Best Practices to Follow When Selecting Right Columns in R
When working with data in R, selecting the right columns is a crucial step in data analysis. Here are some best practices to follow when selecting columns in R:
Use meaningful column names
Selecting columns by name is a common approach, so it is essential to have meaningful and descriptive column names. Using descriptive names will make it easier for others to understand your code and analysis.
Know your data
Before selecting columns, make sure you know your data well. Understanding the data types and formats of the columns will help you select the appropriate columns for your analysis.
Use appropriate methods
Different methods are available for selecting columns in R. Select the method that best suits your needs and the structure of your data. For example, use column index when you need to select adjacent columns and use column name when you need to select non-adjacent columns.
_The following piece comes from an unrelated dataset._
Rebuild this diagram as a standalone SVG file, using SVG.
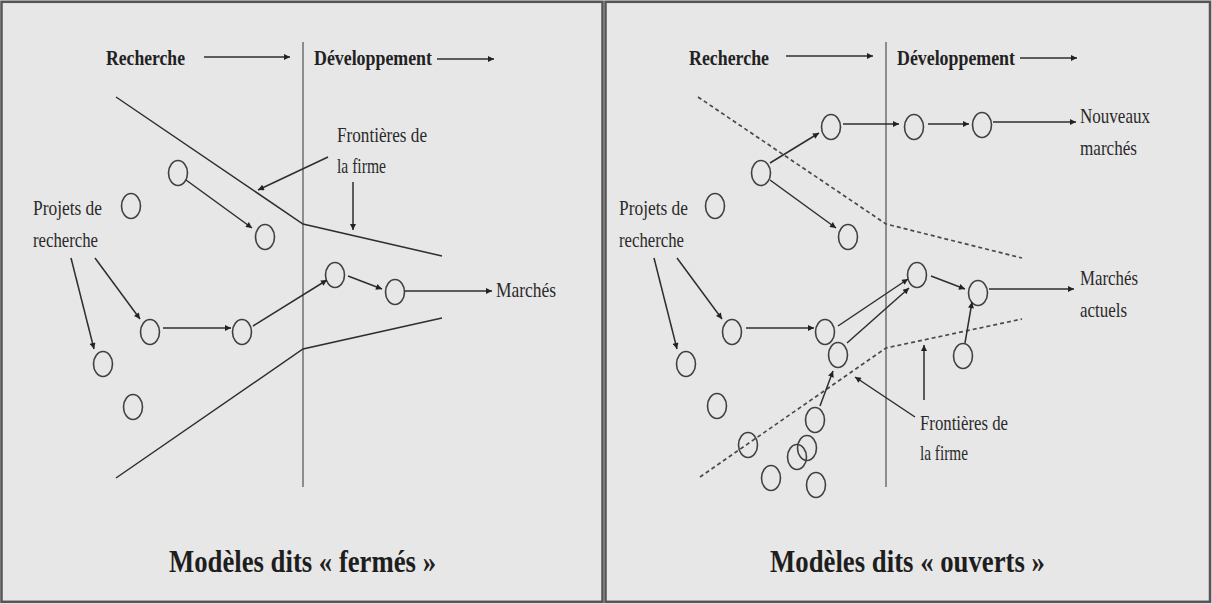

Store the selected columns in a new object.
It is good practice to store the selected columns in a new object if you plan to use them again in your analysis. It will make your code more readable and maintainable.
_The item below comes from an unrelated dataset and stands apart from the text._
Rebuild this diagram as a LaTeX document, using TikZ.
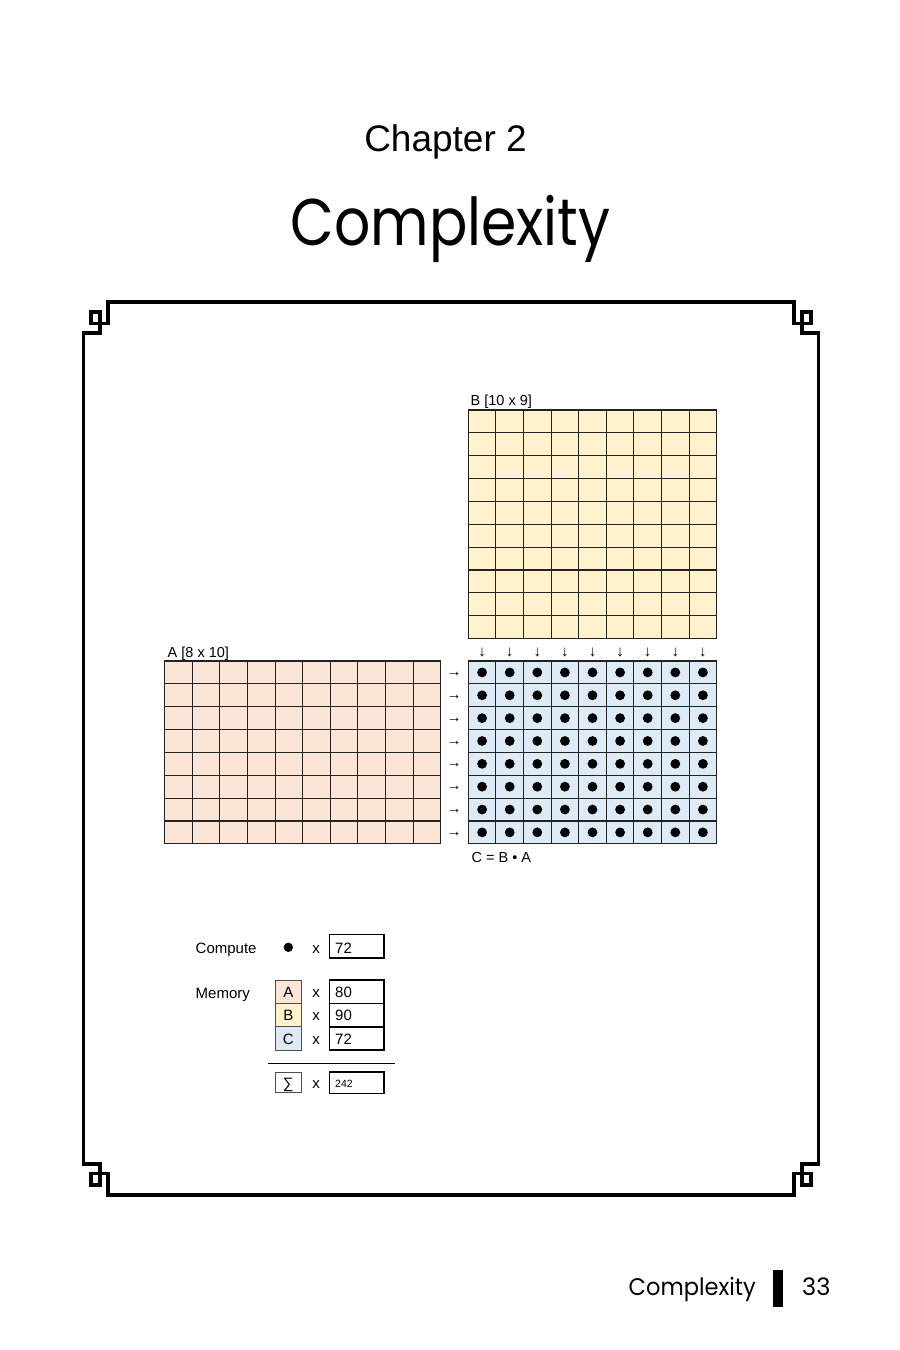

Use dplyr for complex selections.
When working with complex selections, such as selecting columns based on conditions, using the dplyr package can make your code more concise and readable.
Document your code
Documenting your code is essential when working with data analysis. Make sure to include comments that describe what your code is doing and why you are selecting specific columns.
Check your data
After selecting the columns, it is a good practice to check your data to ensure that the selected columns have the expected values and types.
By following these best practices, you can ensure that your data analysis in R is accurate, efficient, and maintainable.
Let’s Close the Book
All-inclusive, when selecting columns in R, choosing the appropriate approach that suits your particular data analysis requirements is important.
You can streamline your life by giving your columns descriptive names, deeply understanding your data, and storing chosen columns in a new object.
And let’s not forget to use dplyr for those intricate selections, which can aid in making your code more understandable and effective. So what’s stopping you from excelling in the R programming world?